Introduced in 2019, the ERC-1155 token standard in some ways possesses traits of both ERC-20 and ERC-721 token types. ERC-1155 enables multiples token transfers in a single transaction, in addition to other features.
You can learn more about these different standards here.
Creating a smart contract
Like any other kind of programming, the creation of a smart contract typically starts off with specifying requirements. Once these requirements have been created, the smart contract can be programmed by a developer. This can be done from scratch, although increasingly, organizations that use blockchain for business provide templates, web interfaces, and other online tools to simplify structuring smart contracts.

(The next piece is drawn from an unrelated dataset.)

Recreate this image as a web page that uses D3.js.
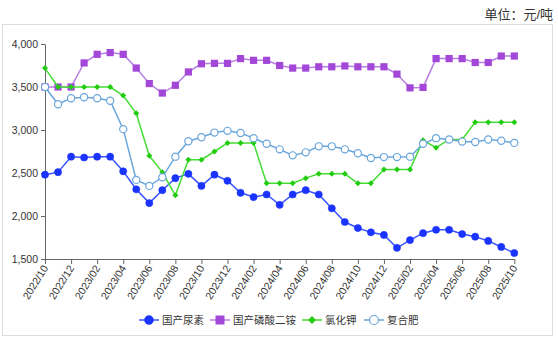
<!DOCTYPE html>
<html><head><meta charset="utf-8">
<script src="https://cdn.jsdelivr.net/npm/d3@7"></script>
<style>body{margin:0;background:#fff;}svg{display:block;font-family:"Liberation Sans","Noto Sans CJK SC",sans-serif;}</style>
</head><body><svg id="c" width="558" height="341"></svg>
<script>
const months = [];
for (let y = 2022, m = 10; y < 2025 || (y === 2025 && m <= 10); ) {
  months.push(y + "/" + String(m).padStart(2, "0"));
  m++; if (m > 12) { m = 1; y++; }
}
const seriesNames = ["国产尿素", "国产磷酸二铵", "氯化钾", "复合肥"];
const urea = [2480,2510,2690,2680,2690,2690,2520,2310,2150,2300,2440,2490,2350,2480,2410,2270,2220,2250,2130,2250,2300,2250,2090,1930,1860,1810,1780,1630,1720,1800,1840,1840,1790,1760,1710,1640,1570];
const dap = [3500,3500,3500,3780,3880,3900,3880,3720,3540,3430,3520,3675,3770,3775,3775,3830,3810,3810,3750,3720,3720,3735,3735,3745,3735,3735,3735,3650,3490,3495,3830,3830,3830,3785,3785,3860,3860];
const potash = [3720,3500,3500,3500,3500,3500,3400,3195,2700,2510,2240,2655,2655,2750,2850,2850,2850,2380,2380,2380,2440,2490,2490,2490,2380,2380,2540,2540,2540,2880,2795,2890,2890,3090,3090,3090,3090];
const compound = [3500,3300,3370,3380,3370,3340,3010,2420,2350,2450,2690,2870,2915,2970,2990,2965,2905,2840,2775,2705,2740,2810,2810,2775,2730,2675,2685,2685,2690,2840,2905,2890,2865,2860,2890,2875,2850];
const yTicks = [1500, 2000, 2500, 3000, 3500, 4000];
const unitLabel = "单位：元/吨";

const svg = d3.select("#c");
const L = 45, R = 514.3, T = 44, B = 259;
const x = d3.scalePoint().domain(months).range([L, R]);
const y = d3.scaleLinear().domain([1500, 4000]).range([B, T]);

// frame
svg.append("rect").attr("x", 2.5).attr("y", 24.5).attr("width", 550).attr("height", 311)
  .attr("fill", "none").attr("stroke", "#dcdcdc").attr("stroke-width", 1);

svg.append("text").attr("x", 553).attr("y", 19).attr("text-anchor", "end")
  .attr("font-size", 13).attr("fill", "#333").text(unitLabel);

// axes
const yAxis = svg.append("g").attr("transform", `translate(${L},0)`)
  .call(d3.axisLeft(y).tickValues(yTicks).tickSize(4).tickSizeOuter(0).tickFormat(d3.format(",")));
yAxis.select(".domain").attr("stroke", "#666");
yAxis.selectAll(".tick line").attr("stroke", "#666");
yAxis.selectAll("text").attr("font-size", 10.5).attr("fill", "#333").attr("font-family", "inherit");

const xAxis = svg.append("g").attr("transform", `translate(0,${B})`)
  .call(d3.axisBottom(x).tickValues(months.filter((d, i) => i % 2 === 0)).tickSize(5).tickSizeOuter(0));
xAxis.select(".domain").attr("stroke", "#666");
xAxis.selectAll(".tick line").attr("stroke", "#666");
xAxis.selectAll("text").attr("font-size", 10.5).attr("fill", "#333").attr("font-family", "inherit")
  .attr("text-anchor", "end").attr("dy", null).attr("y", 0)
  .attr("transform", "translate(3,9) rotate(-58)");

const defs = [
  {name: seriesNames[0], data: urea, line: "#3a55ff", fill: "#1a33ff", stroke: "#1a33ff", shape: "circle", r: 3.6},
  {name: seriesNames[1], data: dap, line: "#b77ee3", fill: "#a347d9", stroke: "#a347d9", shape: "square", r: 3.6},
  {name: seriesNames[2], data: potash, line: "#44dd33", fill: "#22cc11", stroke: "#22cc11", shape: "diamond", r: 3},
  {name: seriesNames[3], data: compound, line: "#6aa6dc", fill: "#ffffff", stroke: "#6aa6dc", shape: "circle", r: 3.6}
];

function marker(g, s, cx, cy) {
  if (s.shape === "circle") {
    g.append("circle").attr("cx", cx).attr("cy", cy).attr("r", s.r)
      .attr("fill", s.fill).attr("stroke", s.stroke).attr("stroke-width", s.fill === "#ffffff" ? 1.2 : 0.5);
  } else if (s.shape === "square") {
    g.append("rect").attr("x", cx - s.r).attr("y", cy - s.r).attr("width", s.r * 2).attr("height", s.r * 2)
      .attr("fill", s.fill);
  } else {
    g.append("path").attr("d", `M${cx},${cy - s.r}L${cx + s.r},${cy}L${cx},${cy + s.r}L${cx - s.r},${cy}Z`)
      .attr("fill", s.fill);
  }
}

const line = d3.line().x((d, i) => x(months[i])).y(d => y(d));
defs.forEach(s => {
  const g = svg.append("g");
  g.append("path").datum(s.data).attr("d", line).attr("fill", "none")
    .attr("stroke", s.line).attr("stroke-width", 1.5);
  s.data.forEach((v, i) => marker(g, s, x(months[i]), y(v)));
});

// legend
const legX = [149, 220, 312, 374];
const lg = svg.append("g");
defs.forEach((s, i) => {
  const cx = legX[i], cy = 320;
  lg.append("line").attr("x1", cx - 10).attr("x2", cx + 10).attr("y1", cy).attr("y2", cy)
    .attr("stroke", s.line).attr("stroke-width", 1.5);
  marker(lg, Object.assign({}, s, {r: s.shape === "diamond" ? 4 : 4.5}), cx, cy);
  lg.append("text").attr("x", cx + 13).attr("y", cy + 4).attr("font-size", 10.5).attr("fill", "#333").text(s.name);
});
</script></body></html>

Decentralized Applications ("Dapps") are applications built on the open-source, peer-to-peer networks of Ethereum-compatible blockchains. Dapps use smart contracts and front-end user interfaces to create decentralized applications. Developing a Dapp, like any other app, requires programming and executing code on the system. Solidity is currently the most common language for writing Ethereum smart contracts.
What is Solidity?
Solidity is an object-oriented programming language for constructing and designing smart contracts on blockchain platforms.
It's used to create smart contracts that implement business logic and generate a series of transaction records on the blockchain. It acts as a tool for creating machine-level code and compiling it on the Ethereum Virtual Machine, which provides a runtime environment for Ethereum smart contracts.
- Like other programming languages, Solidity programming also has variables, functions, classes, arithmetic operations, string manipulation, and many other concepts.
Tools for creating a smart contract
Ethereum development environments like Hardhat make it easier to work with smart contracts and Ethereum nodes. Hardhat is a development environment that helps developers compile, deploy, debug, and test their Ethereum applications. Hardhat has many plugins, which further increases its functionality.
Unlock Protocol has created a Hardhat library that speeds development using the protocol.